The event drew protests on social media over effigies of outgoing Scottish First Minister Alex Salmond.

They were withdrawn from the celebrations, with the Waterloo Bonfire Society - which produced one of the models - saying it had "no wish or intention to offend".

However, it has since emerged that one of the effigies was blown up during a firework display.

Image copyright East Sussex County Council
Image caption An effigy of Alex Salmond was withdrawn by the Waterloo Bonfire Society after protests on social media
Image copyright PA

Sussex Police said it was investigating after a complaint had been received.

The event involving processions from six of the East Sussex town's seven bonfire societies, commemorates the Gunpowder Plot and 17 protestant martyrs who were burned at the stake there in the 16th Century.

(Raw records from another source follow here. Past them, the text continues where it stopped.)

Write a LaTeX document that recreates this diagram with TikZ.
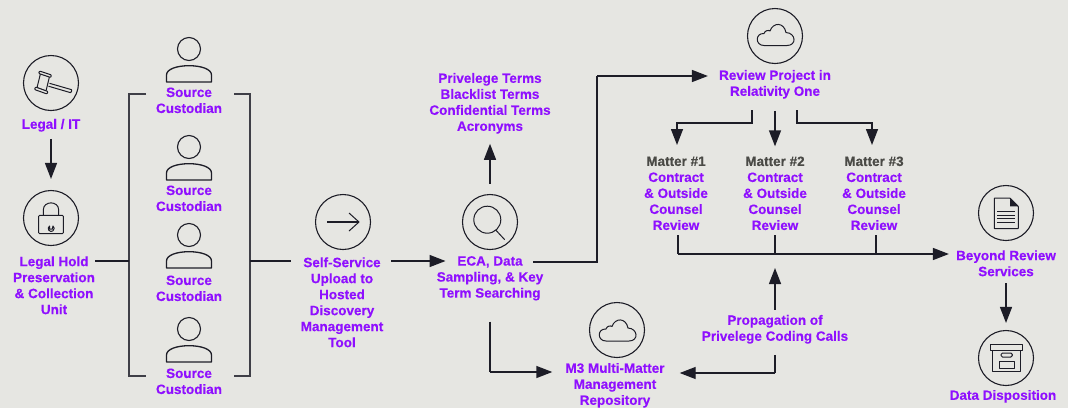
\documentclass[tikz,border=0pt]{standalone}
\usepackage{fontspec}
\setmainfont[BoldFeatures={FakeBold=0.3}]{Liberation Sans}
\usetikzlibrary{arrows.meta,calc}
\definecolor{bgc}{HTML}{E6E6E2}
\definecolor{lnc}{HTML}{1D1D27}
\definecolor{pur}{HTML}{8F0FFF}
\definecolor{gry}{HTML}{4A4A46}
\tikzset{
 lbl/.style={font=\fontsize{13.5}{16}\selectfont\bfseries,text=pur,align=center,inner xsep=7pt,inner ysep=5pt,yshift=-.3pt},
 ring/.style={circle,draw=lnc,line width=1.1pt,minimum size=55pt,inner sep=0pt},
 cn/.style={draw=lnc,line width=1.4pt},
 arr/.style={cn,-{Triangle[length=16pt,width=12pt]}},
 ic/.style={draw=lnc,line width=1pt,line join=round},
 brk/.style={draw=lnc!85!white,line width=1.4pt},
}
\newcommand{\personicon}[2]{%
 \node[circle,draw=lnc,line width=1.1pt,minimum size=23pt,inner sep=0pt] (#2) at (#1) {};
 \draw[ic,line width=1.3pt,shift={(#2)}] (-22.5,33) -- (-22.5,26) .. controls (-22.5,20) and (-12,16.7) .. (0,16.7) .. controls (12,16.7) and (22.5,20) .. (22.5,26) -- (22.5,33) -- cycle;}
\newcommand{\cloudicon}[1]{%
 \draw[ic,shift={(#1)}] (-11,9.5) .. controls (-20,9.5) and (-20,-3) .. (-11,-2.5) .. controls (-10,-6) and (-6,-6) .. (-5,-5) .. controls (-2,-14) and (9,-14) .. (11,-3.5) .. controls (21,-3) and (22,9.5) .. (12,9.5) -- cycle;}
\begin{document}
\begin{tikzpicture}[x=1pt,y=-1pt]
\useasboundingbox (0,0) rectangle (1068,408);
\fill[bgc] (0,0) rectangle (1068,408);
% rings
\node[ring] (cGavel) at (51,83) {};
\node[ring] (cLock) at (51,218) {};
\node[ring] (cArrow) at (343,222) {};
\node[ring] (cSearch) at (490,222) {};
\node[ring] (cCloudA) at (775,36) {};
\node[ring] (cCloudB) at (617,330) {};
\node[ring] (cDoc) at (1006,213) {};
\node[ring] (cBox) at (1006,358) {};
% persons
\personicon{189,49}{p1}
\personicon{189,147}{p2}
\personicon{189,235}{p3}
\personicon{189,329}{p4}
% labels
\node[lbl] (tLegal) at (51,125) {Legal / IT};
\node[lbl] (tHold) at (54,285) {Legal Hold\\Preservation\\\& Collection\\Unit};
\node[lbl] (tS1) at (189,100) {Source\\Custodian};
\node[lbl] (tS2) at (189,198) {Source\\Custodian};
\node[lbl] (tS3) at (189,288) {Source\\Custodian};
\node[lbl] (tS4) at (189,381) {Source\\Custodian};
\node[lbl] (tSelf) at (342,302) {Self-Service\\Upload to\\Hosted\\Discovery\\Management\\Tool};
\node[lbl] (tEca) at (490,278) {ECA, Data\\Sampling, \& Key\\Term Searching};
\node[lbl] (tTerms) at (490,103) {Privelege Terms\\Blacklist Terms\\Confidential Terms\\Acronyms};
\node[lbl] (tRev) at (775,84) {Review Project in\\Relativity One};
\node[lbl] (tM1) at (676,193) {\textcolor{gry}{Matter \#1}\\Contract\\\& Outside\\Counsel\\Review};
\node[lbl] (tM2) at (775,193) {\textcolor{gry}{Matter \#2}\\Contract\\\& Outside\\Counsel\\Review};
\node[lbl] (tM3) at (874,193) {\textcolor{gry}{Matter \#3}\\Contract\\\& Outside\\Counsel\\Review};
\node[lbl] (tBeyond) at (1006,263) {Beyond Review\\Services};
\node[lbl] (tDisp) at (1003,396) {Data Disposition};
\node[lbl] (tM3R) at (615,385) {M3 Multi-Matter\\Management\\Repository};
\node[lbl] (tProp) at (775,329) {Propagation of\\Privelege Coding Calls};
% junctions
\coordinate (blL) at (129,261);
\coordinate (blR) at (250,261);
\coordinate (jEca) at (597,262);
\coordinate (jRev) at (597,76);
\coordinate (jA) at (752,123);
\coordinate (jAe) at (677,123);
\coordinate (jB) at (797,123);
\coordinate (jBe) at (872,123);
\coordinate (bus1) at (678,254);
\coordinate (bus2) at (775,254);
\coordinate (bus3) at (876,254);
\coordinate (jDown) at (490,372);
\coordinate (jProp) at (775,373);
% brackets
\draw[brk] (146,94) -- (129,94) -- (129,376) -- (146,376);
\draw[brk] (234,94) -- (250,94) -- (250,376) -- (234,376);
% connectors
\draw[arr,shorten <=2pt,shorten >=11pt] (tLegal.south) -- (cLock.north);
\draw[cn,shorten <=-7pt] (tHold.east |- blL) -- (blL);
\draw[cn,shorten >=3pt] (blR) -- (tSelf.west |- blR);
\draw[arr,shorten >=-16pt,shorten <=1pt] (tSelf.east |- blR) -- (tEca.west |- blR);
\draw[cn,shorten <=-17pt] (tEca.east |- jEca) -- (jEca) -- (jRev);
\draw[arr,shorten >=4pt] (jRev) -- (tRev.west |- jRev);
\draw[arr,shorten <=10pt,shorten >=5pt] (cSearch.north) -- (tTerms.south);
\draw[cn] (752,110) -- (jA) -- (jAe);
\draw[arr] (jAe) ++(0,-.7) -- (677,145);
\draw[arr,shorten <=7pt,shorten >=5pt] (tRev.south) -- (tM2.north);
\draw[cn] (797,110) -- (jB) -- (jBe);
\draw[arr] (jBe) ++(0,-.7) -- (872,145);
\draw[cn] (tM1.south -| bus1) -- (bus1);
\draw[cn] (tM2.south) -- (bus2);
\draw[cn] (tM3.south -| bus3) -- (bus3);
\draw[arr] (bus1) -- (tBeyond.west |- bus1);
\draw[arr,shorten >=14pt] (tProp.north) -- (bus2);
\draw[cn,shorten <=6pt] (tProp.south) -- (jProp);
\draw[arr,shorten >=8pt] (jProp) -- (tM3R.east |- jProp);
\draw[cn,shorten <=16pt] (tEca.south -| jDown) -- (jDown);
\draw[arr,shorten >=6pt] (jDown) -- (tM3R.west |- jDown);
\draw[arr,shorten <=2pt,shorten >=7pt] (tBeyond.south) -- (cBox.north);
% icons
\begin{scope}[shift={(cGavel)},rounded corners=.8pt]
 \draw[ic] (-1.5,.3) -- (21,6.8) -- (20,9.8) -- (-2.5,3.2);
 \draw[ic] (-10.5,-9.5) -- (-1.5,-6.5) -- (-5,8) -- (-14,4.7) -- cycle;
 \draw[ic,fill=bgc] (-11.5,-12) -- (.5,-8) -- (-.3,-5.5) -- (-12.3,-9.5) -- cycle;
 \draw[ic,fill=bgc] (-15.5,4) -- (-3,8.5) -- (-4,11) -- (-16.5,6.5) -- cycle;
\end{scope}
\begin{scope}[shift={(cLock)}]
 \draw[ic,rounded corners=1pt] (-12.3,-2.7) rectangle (12.3,15.7);
 \draw[ic] (-7.7,-2.7) -- (-7.7,-8) .. controls (-7.7,-17.5) and (7.7,-17.5) .. (7.7,-8) -- (7.7,-2.7);
 \draw[ic] (-1.5,8) arc[start angle=235,end angle=-55,radius=3] -- (1.3,11) -- (-1.3,11) -- cycle;
\end{scope}
\begin{scope}[shift={(cArrow)}]
 \draw[ic,line width=1.4pt] (-15.7,0) -- (16,0);
 \draw[ic] (6,-9) -- (16,0) -- (6,9);
\end{scope}
\begin{scope}[shift={(cSearch)}]
 \draw[ic] (-2.7,-2.3) circle (13.5);
 \draw[ic] (6,8.3) -- (14.7,17.7);
\end{scope}
\cloudicon{cCloudA}
\cloudicon{$(cCloudB)+(0,1.5)$}
\begin{scope}[shift={(cDoc)}]
 \draw[ic,rounded corners=.6pt] (-11.7,-15) -- (4,-15) -- (12.3,-6.7) -- (12.3,15.7) -- (-11.7,15.7) -- cycle;
 \fill[lnc] (4,-15) -- (12.3,-6.7) -- (4,-6.7) -- cycle;
 \foreach \yy in {-1.7,2.3,5.7,9.3}{\draw[ic,line width=.9pt] (-8.7,\yy) -- (9,\yy);}
\end{scope}
\begin{scope}[shift={(cBox)}]
 \draw[ic] (-15.3,-13.3) rectangle (16.3,-7.7);
 \draw[ic] (-13.3,-7.7) -- (-13.3,13) -- (14,13) -- (14,-7.7);
 \draw[ic,rounded corners=1.5pt] (-5,-5) rectangle (6.3,-1);
 \draw[ic] (-7,3) rectangle (8,10);
\end{scope}
\end{tikzpicture}
\end{document}
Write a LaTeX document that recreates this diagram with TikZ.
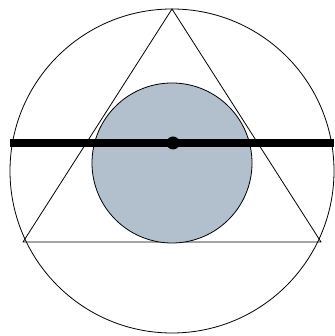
\documentclass[tikz,border=0pt]{standalone}
\usepackage{tikz}
\usetikzlibrary{positioning}
\definecolor{discgray}{RGB}{178,192,206}

\begin{document}
\begin{tikzpicture}[
    x=1pt, y=1pt,
    thin line/.style={draw=black, line width=0.8pt},
    bar/.style={draw=black, line width=8pt},
    disc/.style={thin line, fill=discgray}
]
\useasboundingbox (0,0) rectangle (334,336);

% Points
\coordinate (centre) at (172,165);
\coordinate (apex) at (172,327);
\coordinate (left) at (23,94);
\coordinate (right) at (321,94);
\coordinate (mid) at (172,173);
\coordinate (barL) at (10,193);
\coordinate (barR) at (334,193);
\coordinate (pivot) at (173,193);

% Outer circle and triangle
\draw[thin line] (centre) circle (162);
\draw[thin line] (apex) -- (left) -- (right) -- cycle;

% Inner disc
\draw[disc] (mid) circle (80);

% Bar and pivot
\draw[bar] (barL) -- (barR);
\fill[black] (pivot) circle (6.5);

\end{tikzpicture}
\end{document}
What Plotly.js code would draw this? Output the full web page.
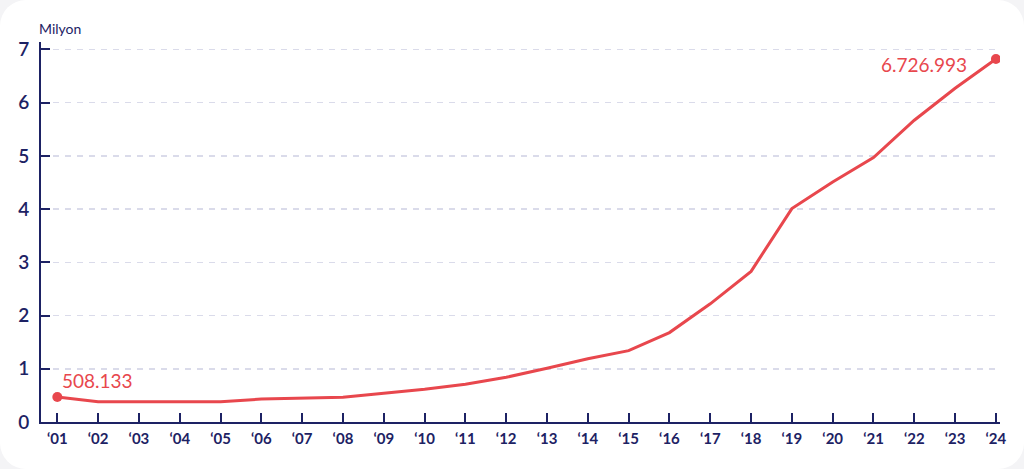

In total, there were more than 30 processions with flaming torches and burning crosses intermingling with each other through the narrow streets.

Image copyright AFP/Getty
Image caption There were more than 30 processions with flaming torches and burning crosses

Supt Laurence Taylor said about 22,000 people had travelled into Lewes by train.

"Despite 5 November falling midweek, the substantial turnout by spectators underlined its continuing popularity," he said.

"At public events of this size there is always the potential for incidents of criminal activity and anti-social behaviour."

East Sussex Fire and Rescue Service reported a "largely quiet night", saying they were called to deal with fewer than 10 incidents, which were all minor.